Though residential prices began to rise in January 2009, rents only began to increase in May. While house prices increased by 17.9% from January 2009 to May 2009, rents only increased by 7.8% in the same period.

The slow increase in rents caused average rental yields to fall to 3% in April 2009, according to Global Property Guide research. Residential properties in the New Territories generate the highest average yield of 3.7%. Properties in The Peak, Hong Kong’s most prestigious neighborhood, generate an average of 2.1% yield.

By Global Property Guide standards, yields are poor in Hong Kong. Yields issued by the RVD are comparable to Global Property Guide figures. But since Hong Kong yields have been low for the past fifteen years, the investment risks may actually be lower than they appear.

Hong Kong Apartment Gross Rental Yields (Ave.
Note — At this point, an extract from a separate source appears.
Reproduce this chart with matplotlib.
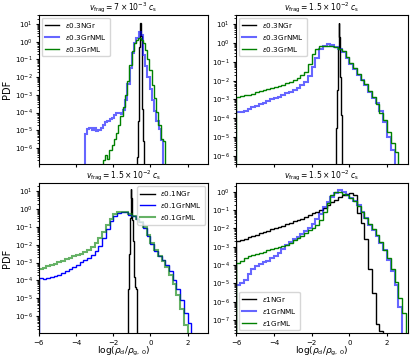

Jan-Sept 2009)
PROPERTY CLASS     YIELDS
Class A - (40 sq. m. or less)     4.4%
Class B - (40 - 69.9 sq. m.)     3.6.%
Class C - (70 - 99.9 sq. m.)     3.2%
Class D - (100 - 159.9 sq. m.)     2.9%
Class E - (More than 160 sq. m.)     2.6%
Source: RVD

Pump-primed out of recession

After four consecutive quarters of contraction, the economy grew by 3.3% in Q2 2009, lifting Hong Kong out of recession. Overall, the economy is expected to shrink by 2% in 2009, but to bounce back in 2010 with 5% growth, according to the IMF.

The fall in exports and imports slowed to 12.8% and 12.7% in Q2 2009 from the previous year, after sliding by 22.7% and 21.4% in Q1 2009.

The decline in private consumption also slowed to 1% in Q2 2009 from the previous quarter, indicating the gradual return of consumer confidence. This followed the 6% drop in private consumption in Q1 2009.

"Price pressures should remain muted and, given our current outlook for global commodity prices, consumer price inflation should end 2010 close to zero," said the International Monetary Fund in its report.

Deflation in Hong Kong began in June 2009 with a 0.9% contraction in prices. In August 2009, the fall in prices accelerated to 1.6%.